Detection of flux emergence, splitting, merging, and cancellation of network field. I Splitting and Merging

TL;DR

This study analyzes magnetic flux processes on the solar surface, revealing that splitting and merging dominate over emergence and cancellation, with flux content distributions maintained by surface interactions.

Contribution

It provides a detailed statistical analysis of magnetic patch processes, highlighting the dominance of splitting and merging, and proposes a model for flux distribution maintenance.

Findings

Splitting and merging are more frequent than emergence and cancellation.

Splitting timescale is approximately 33 minutes, independent of flux content.

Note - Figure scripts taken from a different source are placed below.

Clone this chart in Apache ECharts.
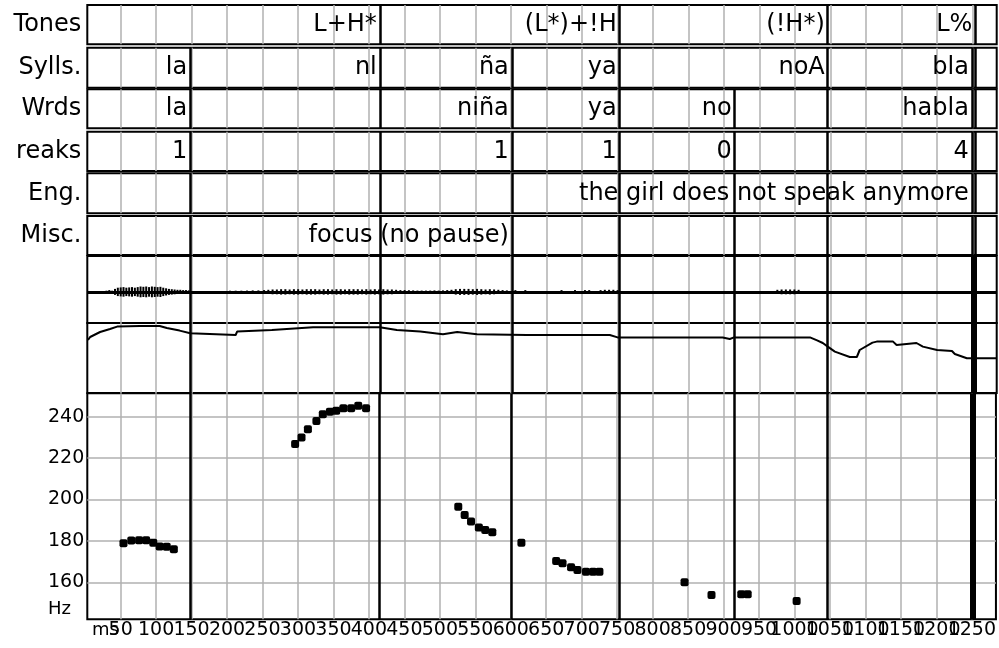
<!DOCTYPE html>
<html><head><meta charset="utf-8">
<script src="https://cdn.jsdelivr.net/npm/echarts@6/dist/echarts.min.js"></script>
<style>html,body{margin:0;padding:0;background:#fff}#c{width:999px;height:648px}</style>
</head><body><div id="c"></div>
<script>
// ---------- data ----------
const xMin = 3, xMax = 1284;
const xTicks = [50,100,150,200,250,300,350,400,450,500,550,600,650,700,750,800,850,900,950,1000,1050,1100,1150,1200,1250];
const pitchTicks = [160,180,200,220,240];
const pitchMin = 142.1, pitchMax = 251.3;

const tierNames = ['Tones','Sylls.','Wrds','reaks','Eng.','Misc.'];
const tonesBounds = [415, 753, 1046, 1254];
const syllBounds  = [148, 415, 601, 753, 1046, 1249, 1254];
const wrdsBounds  = [148, 415, 601, 753, 915, 1046, 1249, 1254];
const reaksBounds = [148, 415, 601, 753, 915, 1046, 1249, 1254];
const engBounds   = [148, 415, 601, 753, 915, 1046, 1249, 1254];
const miscBounds  = [148, 415, 601, 753, 915, 1046, 1249, 1254];
const panelBounds = [148, 415, 601, 753, 915, 1046];
const finalBound = [1251];

const tonesEnds = [415, 753, 1046, 1254];
const tonesText = ['L+H*', '(L*)+!H', '(!H*)', 'L%'];
const syllEnds = [148, 415, 601, 753, 1046, 1249];
const syllText = ['la', 'nl', 'ña', 'ya', 'noA', 'bla'];
const wrdsEnds = [148, 601, 753, 915, 1249];
const wrdsText = ['la', 'niña', 'ya', 'no', 'habla'];
const reaksEnds = [148, 601, 753, 915, 1249];
const reaksText = ['1', '1', '1', '0', '4'];
const engEnds = [1249];
const engText = ['the girl does not speak anymore'];
const miscEnds = [601];
const miscText = ['focus (no pause)'];

// waveform envelope (ms, amplitude)
const waveT = [30,34,38,42,46,50,54,58,62,66,70,74,78,82,86,90,94,98,102,106,110,114,118,122,126,130,134,138,142,146,
  204,212,220,228,236,244,252,258,264,270,276,282,288,294,300,306,312,318,324,330,336,342,348,354,360,366,372,378,384,390,396,402,408,414,
  420,426,432,438,444,450,456,462,468,474,480,486,492,498,504,510,516,522,528,534,540,546,552,558,564,570,576,582,588,594,
  606,620,671,690,704,710,726,732,738,744,750,
  975,981,987,993,999,1005];
const waveA = [0.02,0.03,0.02,0.05,0.07,0.075,0.08,0.07,0.075,0.08,0.07,0.08,0.09,0.085,0.09,0.08,0.09,0.085,0.08,0.085,0.07,0.06,0.05,0.045,0.04,0.035,0.035,0.03,0.03,0.025,
  0.02,0.02,0.02,0.022,0.025,0.025,0.03,0.035,0.04,0.04,0.045,0.045,0.04,0.045,0.045,0.04,0.045,0.045,0.045,0.04,0.045,0.045,0.04,0.045,0.045,0.04,0.045,0.045,0.045,0.04,0.045,0.04,0.045,0.04,
  0.045,0.04,0.04,0.035,0.03,0.03,0.028,0.025,0.022,0.022,0.022,0.022,0.025,0.022,0.025,0.03,0.035,0.045,0.05,0.05,0.05,0.045,0.05,0.045,0.04,0.045,0.04,0.035,0.03,0.025,
  0.03,0.03,0.03,0.03,0.03,0.03,0.03,0.035,0.035,0.035,0.03,
  0.035,0.04,0.04,0.04,0.04,0.035];

// intensity (ms, dB)
const intT = [4,7,21,35,45,77,105,115,133,148,150,212,214,263,321,415,439,472,504,524,552,622,739,750,898,908,914,1021,1031,1039,1046,1056,1077,1087,1091,1109,1115,1138,1143,1171,1180,1200,1221,1225,1242,1284];
const intDb = [71.5,73,75.5,77,78.2,78.5,78.5,77.5,76.2,74.9,74,74,75.7,76.5,77.9,77.9,76.5,75.7,74.4,75.5,74.4,74,74,72.8,72.8,72,72.8,72.8,71.3,70,68.2,65.7,63,63,66.5,70.2,70.7,70.7,69,70,68.2,66.5,66,64.5,62.4,62.4];

// pitch (ms, Hz)
const pitchT = [54,65,76,86,96,105,115,125, 296,305,314,326,335,345,354,364,375,385,396, 526,535,544,555,564,574, 615, 664,673,685,694,706,716,725, 845, 883, 925,934, 1003];
const pitchHz = [178.8,180.2,180.3,180.3,179.1,177.3,177.1,176.0, 226.8,229.9,233.9,237.9,241.2,242.4,242.9,244.1,244.1,245.3,244.1, 196.5,192.5,189.3,186.4,185.3,184.2, 179.1, 170.3,169.2,167.2,165.9,165.1,165.1,165.1, 160.0, 153.9, 154.2,154.2, 151.0];

// ---------- layout ----------
const FONT = 'DejaVu Sans';
const L = 87.3, W = 909.4;
const rows = [
  {top:5, h:39.3},{top:47.7, h:40},{top:89.3, h:39},{top:131.7, h:39.3},{top:173.3, h:40},{top:216, h:39},
  {top:256, h:67},{top:323, h:70},{top:393.3, h:226}
];
const tierBounds = [tonesBounds, syllBounds, wrdsBounds, reaksBounds, engBounds, miscBounds];
const tierEnds = [tonesEnds, syllEnds, wrdsEnds, reaksEnds, engEnds, miscEnds];
const tierTexts = [tonesText, syllText, wrdsText, reaksText, engText, miscText];

const grid = rows.map(r => ({left:L, width:W, top:r.top, height:r.h, show:true, borderColor:'#000', borderWidth:2, backgroundColor:'transparent', containLabel:false}));

const gray = {color:'#b0b0b0', width:1.5};
// labels split over two bottom axes so that overlapping neighbours are never dropped
const labelsA = xTicks.filter((v, k) => k % 2 === 0);
const labelsB = xTicks.filter((v, k) => k % 2 === 1);
const xLabelStyle = {fontSize:19, fontFamily:FONT, color:'#000', margin:1, hideOverlap:false, formatter: v => String(v)};

const xAxis = rows.map((r, i) => ({
  type:'value', gridIndex:i, min:xMin, max:xMax, position:'bottom',
  axisLine:{show:false},
  axisTick:{show:false, customValues:xTicks},
  axisLabel:Object.assign({show:i === 8, customValues:labelsA}, xLabelStyle),
  splitLine:{show:true, lineStyle:gray}
}));
xAxis.push({
  type:'value', gridIndex:8, min:xMin, max:xMax, position:'bottom', offset:0,
  axisLine:{show:false}, axisTick:{show:false, customValues:labelsB}, splitLine:{show:false},
  axisLabel:Object.assign({show:true, customValues:labelsB}, xLabelStyle)
});

const yAxis = [];
tierNames.forEach((n, i) => yAxis.push({
  type:'category', gridIndex:i, data:[n],
  axisLine:{show:false}, axisTick:{show:false}, splitLine:{show:false},
  axisLabel:{fontSize:24, fontFamily:FONT, color:'#000', margin:6}
}));
yAxis.push({type:'value', gridIndex:6, min:-0.52, max:0.6, show:true, axisLine:{show:false}, axisTick:{show:false}, axisLabel:{show:false}, splitLine:{show:false}});
yAxis.push({type:'value', gridIndex:7, min:45, max:80, axisLine:{show:false}, axisTick:{show:false}, axisLabel:{show:false}, splitLine:{show:false}});
yAxis.push({type:'value', gridIndex:8, min:pitchMin, max:pitchMax,
  axisLine:{show:false}, axisTick:{show:false, customValues:pitchTicks},
  axisLabel:{customValues:pitchTicks, fontSize:19, fontFamily:FONT, color:'#000', margin:3},
  splitLine:{show:true, lineStyle:gray}});

function vLines(arr, width) {
  return arr.map(t => ({xAxis:t, lineStyle:{color:'#000', width:width, type:'solid'}}));
}
function mark(arr, width, extra) {
  return {silent:true, symbol:['none','none'], label:{show:false}, animation:false,
    lineStyle:{color:'#000', width:width, type:'solid'},
    data: vLines(arr, width).concat(extra || [])};
}

const series = [];
tierNames.forEach((n, i) => {
  series.push({
    type:'scatter', xAxisIndex:i, yAxisIndex:i, symbolSize:0, itemStyle:{color:'rgba(0,0,0,0)', opacity:1},
    data: tierEnds[i].map((t, k) => ({value:[t, n], txt:tierTexts[i][k]})),
    label:{show:true, position:'left', distance:3, fontSize:24, fontFamily:FONT, color:'#000', opacity:1,
      formatter: p => p.data.txt},
    markLine: mark(tierBounds[i], 2.5),
    z:5
  });
});
// waveform
series.push({
  type:'custom', xAxisIndex:6, yAxisIndex:6, coordinateSystem:'cartesian2d',
  data: waveT.map((t, k) => [t, waveA[k]]),
  encode:{x:0, y:1},
  renderItem: (params, api) => {
    const t = api.value(0), a = api.value(1);
    const p1 = api.coord([t, a]), p2 = api.coord([t, -a]);
    return {type:'line', shape:{x1:p1[0], y1:p1[1], x2:p2[0], y2:p2[1]}, style:{stroke:'#000', lineWidth:2}};
  },
  markLine: mark(panelBounds, 2.5, [{yAxis:0, lineStyle:{color:'#000', width:3, type:'solid'}}].concat(vLines(finalBound, 6))),
  z:5
});
// intensity
series.push({
  type:'line', xAxisIndex:7, yAxisIndex:7, showSymbol:false, symbol:'none',
  data: intT.map((t, k) => [t, intDb[k]]),
  lineStyle:{color:'#000', width:2},
  markLine: mark(panelBounds, 2.5, vLines(finalBound, 6)),
  z:5
});
// pitch
series.push({
  type:'scatter', xAxisIndex:8, yAxisIndex:8, symbol:'roundRect', symbolSize:8,
  itemStyle:{color:'#000', opacity:1},
  data: pitchT.map((t, k) => [t, pitchHz[k]]),
  markLine: mark(panelBounds, 2.5, vLines(finalBound, 6)),
  z:5
});

const chart = echarts.init(document.getElementById('c'), null, {renderer:'canvas'});
chart.setOption({
  animation:false,
  backgroundColor:'#fff',
  grid, xAxis, yAxis, series,
  graphic:[
    {type:'text', left:92, top:621, z:1, style:{text:'ms', fontSize:18, fontFamily:FONT, fill:'#000'}},
    {type:'text', left:48, top:600, style:{text:'Hz', fontSize:18, fontFamily:FONT, fill:'#000'}}
  ]
});
</script>
</body></html>
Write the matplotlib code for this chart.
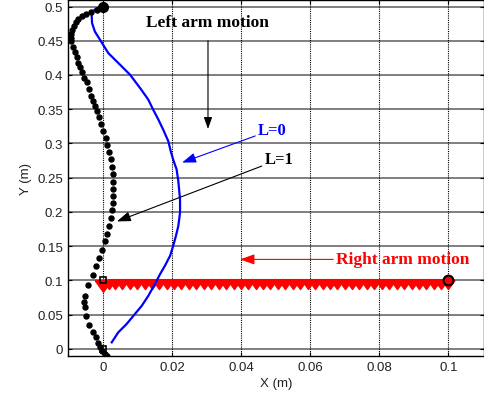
import matplotlib
matplotlib.use('Agg')
import matplotlib.pyplot as plt

# L=1 trajectory (black dots)
l1_x = [0.0, -0.0020, -0.0035, -0.0051, -0.0063, -0.0073, -0.0080, -0.00855, -0.0090, -0.0093, -0.0094,
        -0.0093, -0.0088, -0.0083, -0.0078, -0.0073, -0.0067, -0.0061, -0.0055, -0.0049, -0.0043,
        -0.0037, -0.0031, -0.0025, -0.0018, -0.0012, -0.0006, 0.0, 0.0006, 0.0011, 0.0017, 0.0022,
        0.0025, 0.0027, 0.0027, 0.0027, 0.0027, 0.0027, 0.0024, 0.0021, 0.0017, 0.0009, 0.0004,
        -0.0003, -0.0013, -0.0022, -0.0031, -0.0044, -0.0054, -0.0055, -0.0054, -0.0051, -0.0041,
        -0.0031, -0.0023, -0.0015, -0.0010, -0.0005, 0.0004, 0.0009]
l1_y = [0.500, 0.495, 0.492, 0.489, 0.486, 0.482, 0.477, 0.471, 0.465, 0.460, 0.454,
        0.449, 0.441, 0.434, 0.426, 0.4175, 0.411, 0.404, 0.396, 0.389, 0.379,
        0.369, 0.362, 0.354, 0.347, 0.339, 0.329, 0.318, 0.308, 0.297, 0.287, 0.2765,
        0.266, 0.2547, 0.244, 0.233, 0.223, 0.2134, 0.202, 0.1915, 0.1793, 0.168, 0.1575,
        0.144, 0.133, 0.121, 0.1074, 0.093, 0.0764, 0.068, 0.0603, 0.0472, 0.0345,
        0.0248, 0.0166, 0.0083, 0.002, -0.003, -0.0077, -0.0102]

# L=0 trajectory (blue line)
l0_x = [0.0, -0.0020, -0.0031, -0.0034, -0.0033, -0.0025, -0.0010, 0.0014, 0.0048, 0.0077, 0.0106,
        0.0130, 0.0144, 0.0159, 0.0173, 0.0188, 0.0195, 0.0202, 0.0212, 0.0217, 0.0222, 0.0222,
        0.0217, 0.0210, 0.0202, 0.0193, 0.0178, 0.0164, 0.0149, 0.0130, 0.0111, 0.0091, 0.0067,
        0.0043, 0.0024]
l0_y = [0.500, 0.4976, 0.4927, 0.4855, 0.4758, 0.4636, 0.4515, 0.432, 0.415, 0.4004, 0.381,
        0.364, 0.3494, 0.335, 0.3203, 0.3032, 0.2886, 0.2765, 0.262, 0.245, 0.218, 0.1988,
        0.1793, 0.1647, 0.150, 0.1356, 0.121, 0.1089, 0.0943, 0.0773, 0.0627, 0.0506, 0.036,
        0.0239, 0.0093]

# right arm (red triangles)
r_x = [0.100, 0.0979, 0.0957, 0.0936, 0.0914, 0.0893, 0.0871, 0.0850, 0.0828, 0.0807, 0.0785,
       0.0764, 0.0742, 0.0721, 0.0699, 0.0678, 0.0656, 0.0635, 0.0613, 0.0592, 0.0570, 0.0549,
       0.0527, 0.0506, 0.0484, 0.0463, 0.0441, 0.0420, 0.0398, 0.0377, 0.0355, 0.0334, 0.0312,
       0.0291, 0.0269, 0.0248, 0.0226, 0.0205, 0.0183, 0.0162, 0.0140, 0.0119, 0.0097, 0.0076,
       0.0054, 0.0033, 0.0015]
r_y = [0.100] * len(r_x)

xticks = [0, 0.02, 0.04, 0.06, 0.08, 0.1]
xticklabels = ['0', '0.02', '0.04', '0.06', '0.08', '0.1']
yticks = [0, 0.05, 0.1, 0.15, 0.2, 0.25, 0.3, 0.35, 0.4, 0.45, 0.5]
yticklabels = ['0', '0.05', '0.1', '0.15', '0.2', '0.25', '0.3', '0.35', '0.4', '0.45', '0.5']

plt.rcParams['font.family'] = ['Liberation Sans', 'DejaVu Sans']

fig = plt.figure(figsize=(4.85, 4.02), dpi=100)
ax = fig.add_axes([0.140, 0.112, 0.858, 0.886])

# grid: gray solid horizontal, black dotted vertical
for yv in yticks:
    ax.axhline(yv, color='#7f7f7f', lw=1.4, zorder=0)
for xv in xticks:
    ax.axvline(xv, color='black', lw=0.8, ls=(0, (1, 1)), zorder=0)

# triangle marker with its flat top at the data point
tri_down = [(-1, 0), (1, 0), (0, -1.4), (-1, 0)]

ax.plot(r_x, r_y, color='red', lw=1.5, marker=tri_down, ms=13, mfc='red', mec='red', zorder=2)
ax.plot([0.0], [0.1], marker=tri_down, ms=17, color='red', zorder=2)
ax.plot(l0_x, l0_y, color='#0000ff', lw=1.6, zorder=3)
ax.plot(l1_x, l1_y, ls='none', marker='o', ms=3.6, color='black', zorder=3)

ax.plot([0.0], [0.5], marker='o', ms=7, mfc='black', mec='black', zorder=4)
ax.plot([0.1], [0.1], marker='o', ms=7, mfc='red', mec='black', mew=1.5, zorder=4)
ax.plot([0.0, 0.0], [0.0, 0.1], ls='none', marker='s', ms=5, mfc='none', mec='black', mew=1.2, zorder=4)

ax.set_xlim(-0.0103, 0.1103)
ax.set_ylim(-0.0106, 0.5098)
ax.set_xticks(xticks)
ax.set_xticklabels(xticklabels)
ax.set_yticks(yticks)
ax.set_yticklabels(yticklabels)
ax.tick_params(direction='in', length=3, labelsize=9.5, top=True, right=True, colors='black',
               labelcolor='#222222')
for s in ax.spines.values():
    s.set_linewidth(1.0)
ax.set_xlabel('X (m)', fontsize=9.5, color='#222222', labelpad=3)
ax.set_ylabel('Y (m)', fontsize=9.5, color='#222222', labelpad=4)

serif = ['Liberation Serif', 'DejaVu Serif']
head = '-|>,head_length=0.7,head_width=0.25'
ax.text(0.030, 0.4777, 'Left arm motion', family=serif, weight='bold', fontsize=12.5,
        ha='center', va='center')
ax.annotate('', xy=(0.0303, 0.317), xytext=(0.0303, 0.454),
            arrowprops=dict(arrowstyle=head, color='black', lw=0.8))
ax.annotate('L=0', xy=(0.0228, 0.272), xytext=(0.0448, 0.32), family=serif, weight='bold',
            fontsize=12, color='#0000ff', ha='left', va='center',
            arrowprops=dict(arrowstyle=head, color='#0000ff', lw=0.8, shrinkA=0, shrinkB=0))
ax.annotate('L=1', xy=(0.0039, 0.186), xytext=(0.0467, 0.2765), family=serif, weight='bold',
            fontsize=12, color='black', ha='left', va='center',
            arrowprops=dict(arrowstyle=head, color='black', lw=0.8, shrinkA=0, shrinkB=0))
ax.annotate('Right arm motion', xy=(0.0396, 0.1305), xytext=(0.0674, 0.1305), family=serif,
            weight='bold', fontsize=12.5, color='red', ha='left', va='center',
            arrowprops=dict(arrowstyle=head, color='red', lw=0.8, shrinkA=0, shrinkB=0))

fig.savefig('out.png', dpi=100)
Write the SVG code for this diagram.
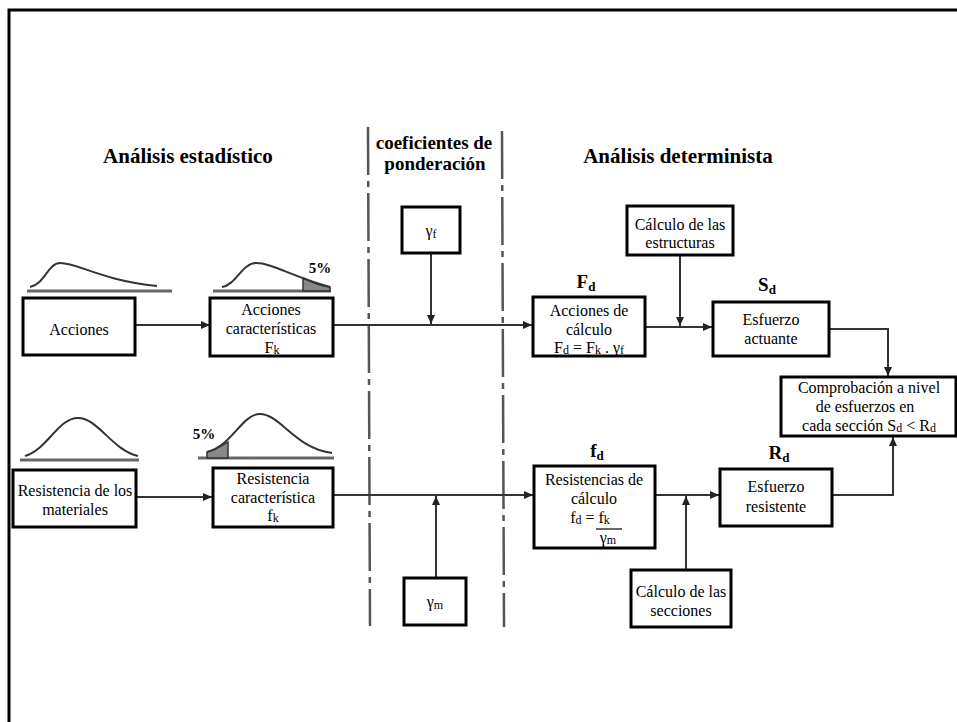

Flux content distribution follows a power-law with index -2.

Abstract

Frequencies of magnetic patch processes on supergranule boundary, namely flux emergence, splitting, merging, and cancellation, are investigated through an automatic detection. We use a set of line of sight magnetograms taken by the Solar Optical Telescope (SOT) on board Hinode satellite. We found 1636 positive patches and 1637 negative patches in the data set, whose time duration is 3.5 hours and field of view is 112" \times 112". Total numbers of magnetic processes are followed: 493 positive and 482 negative splittings, 536 positive and 535 negative mergings, 86 cancellations, and 3 emergences. Total numbers of emergence and cancellation are significantly smaller than those of splitting and merging. Further, frequency dependences of merging and splitting processes on flux content are investigated. Merging has a weak dependence on flux content only with a power- law index of 0.28. Timescale for splitting is found to be independent of parent flux content before splitting, which corresponds to \sim 33 minutes. It is also found that patches split into any flux contents with a same probability. This splitting has a power-law distribution of flux content with an index of -2 as a time independent solution. These results support that the frequency distribution of flux content in the analyzed flux range is rapidly maintained by merging and splitting, namely surface processes. We suggest a model for frequency distributions of cancellation and emergence based on this idea.